We have tested 16.0 and 17.0-rc and we still see the issue observed in #40262 -- which appears to be waiting for user confirmation. I'll comment there to indicate we believe the referenced AWS SDK commit does not fix the issue.

teo-tsirpanis commented 3 months ago

Is it possible that the multiple AWS SDK confusion would be resolved if the AWS SDKs inside the wheels were compiled with -fvisibility=hidden?

teo-tsirpanis commented 3 months ago

Is it possible that the multiple AWS SDK confusion would be resolved if the AWS SDKs inside the wheels were compiled with -fvisibility=hidden?

The answer is almost definitely yes.

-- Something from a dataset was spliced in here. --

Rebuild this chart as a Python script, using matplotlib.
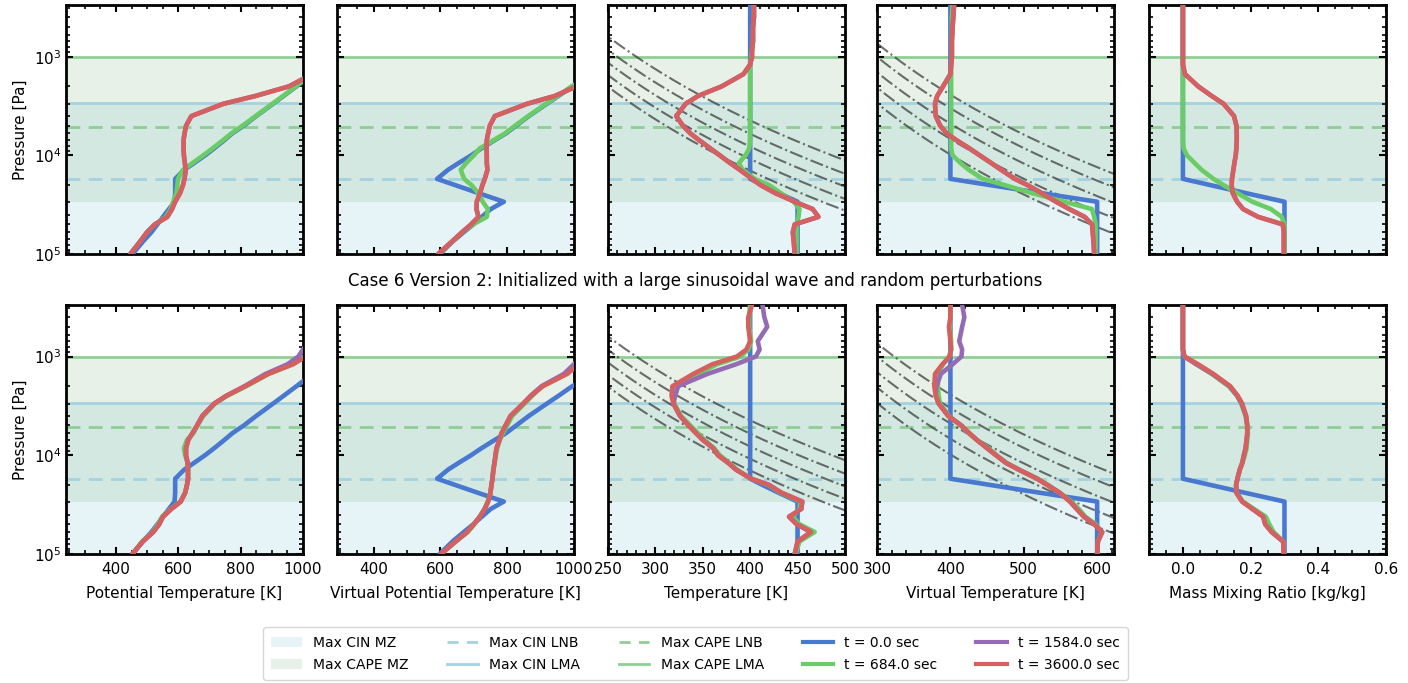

Building a custom pyarrow wheel is quite hard for me, but I verified it with the opposite case by following these steps:

teo-tsirpanis commented 3 months ago

Turns out just updating TileDB fixes this issue, but it still will be good to update Arrow to hide the symbols from the AWS SDK, to avoid potentially clashing with another library in the future. I am not planning to do that.